Anton has spent his whole career in the rubber industry at Rahco, a family business that was founded by his father Bill and two partners in the early 1970s. It was incorporated in 1972 after they bought a small rubber portion of a business being sold by phonograph needle maker Fideltone, where Bill Anton was employed.
One of the partners ran the firm until 1976 before deciding to step down because of health issues and Bill Anton asked his oldest son Steve to head up the Rahco operation.
At the time, Steve Anton, a 1973 graduate of Benediction College in Atchison, Kan., was working in sales at a computer microfilm business. "I didn't want to do it," he recalled, "and at first I said no. But I thought about it for awhile and was single at the time with an apartment and a car payment and figured, what the hell." He was 24 years old at the time.
Bill Anton was president of the business, but continued to work at Fideltone, where he remained until he retired from the firm years later. Because of that, he never took a paycheck at Rahco. Bill Anton passed away in January.

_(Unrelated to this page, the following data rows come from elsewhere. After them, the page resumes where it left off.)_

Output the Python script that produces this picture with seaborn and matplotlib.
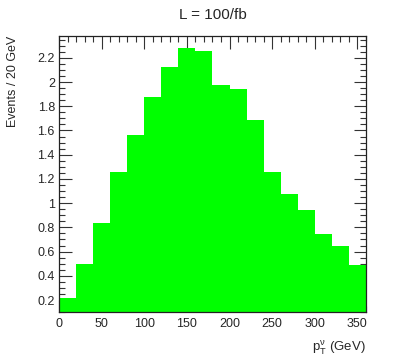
import numpy as np
import pandas as pd
import matplotlib
matplotlib.use('Agg')
import matplotlib.pyplot as plt
from matplotlib.ticker import MultipleLocator
import seaborn as sns

# histogram contents, 20 GeV bins from 0 to 360
bin_edges = list(range(0, 380, 20))
events = [0.215, 0.50, 0.84, 1.26, 1.56, 1.88, 2.12, 2.278, 2.255,
          1.972, 1.944, 1.683, 1.257, 1.073, 0.943, 0.748, 0.646, 0.487]
bin_centers = [e + 10 for e in bin_edges[:-1]]

df = pd.DataFrame({'pt': bin_centers, 'events': events})

sns.set_style('ticks')
plt.rcParams['font.family'] = ['Liberation Sans', 'DejaVu Sans']
plt.rcParams['mathtext.fontset'] = 'custom'
plt.rcParams['mathtext.rm'] = 'Liberation Sans'
plt.rcParams['mathtext.it'] = 'Liberation Sans'

fig = plt.figure(figsize=(4.07, 3.6), dpi=100)
ax = fig.add_axes([0.145, 0.133, 0.754, 0.767])

sns.histplot(data=df, x='pt', weights='events', bins=bin_edges, element='step',
             fill=True, color='#00ff00', alpha=1, linewidth=0, ax=ax)

ax.set_xlim(0, 360)
ax.set_ylim(0.1, 2.38)

ax.xaxis.set_major_locator(MultipleLocator(50))
ax.xaxis.set_minor_locator(MultipleLocator(10))
ax.yaxis.set_major_locator(MultipleLocator(0.2))
ax.yaxis.set_minor_locator(MultipleLocator(0.05))
ax.yaxis.set_major_formatter(plt.FuncFormatter(lambda v, p: f'{v:g}'))
ax.tick_params(which='both', direction='in', top=True, right=True,
               labelsize=9, color='#333333', width=0.8)
ax.tick_params(which='major', length=9)
ax.tick_params(which='minor', length=4.5)
ax.tick_params(axis='x', pad=4)
ax.tick_params(axis='y', pad=3)
for s in ax.spines.values():
    s.set_linewidth(0.9)
    s.set_color('#222222')

ax.set_xlabel(r'$\mathregular{p_{T}^{\nu}}$ (GeV)', fontsize=9.5, loc='right', labelpad=7)
ax.set_ylabel('Events / 20 GeV', fontsize=9, loc='top', labelpad=13)
ax.set_title('L = 100/fb', fontsize=11, pad=12)

fig.savefig('out.png', dpi=100)
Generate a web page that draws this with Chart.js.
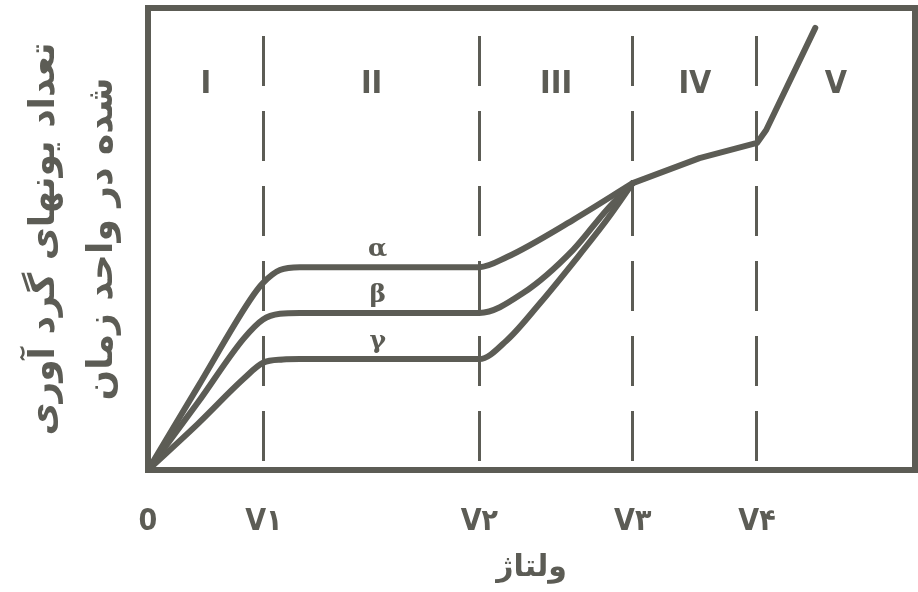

"He never pushed me," Steve Anton said. "He loved the business until his death, but he never pushed. He never got involved in the decision making—only if we brought him in and then he would give us his thoughts. But he was very emotionally involved and led by example. He was a major influence on me. Even today, I think at times, what would he have done?"
In 1976, Rahco had four employees operating out of a 5,000-sq.-ft. facility that housed seven presses.
Jim Anton joined the company as a vice president in 1979 and Steve's other brother Jack, also a vice president, followed in his older brothers' footsteps a few years later. "Titles mean nothing to us," Steve Anton said. "I'm the president and one of three owners with my brothers. We share the duties."
The Antons took over ownership of the business in 1977-78. "When we started off, we knew nothing … and we just learned as we went along," Steve Anton said.
But they did learn quickly. And the company grew steadily in the next four decades. Today its Des Plaines plant spans 60,000 square feet.
"We continue to challenge ourselves with the complexity of projects we take on because we have to distance ourselves from the low cost (commodity) producers," Anton said.
He's involved with many of the company's customers on some levels. "My strength is selling and getting our message across in an enthusiastic way," he said. "I like getting them involved. That's not a trick or a ploy. That's how I feel. People will say after a tour of our factory, 'I see you're passionate about this.'
"We're all consumers as well. We want to buy from people who want to work with us. We don't want to be a commodity seller. We want to be a relationship seller."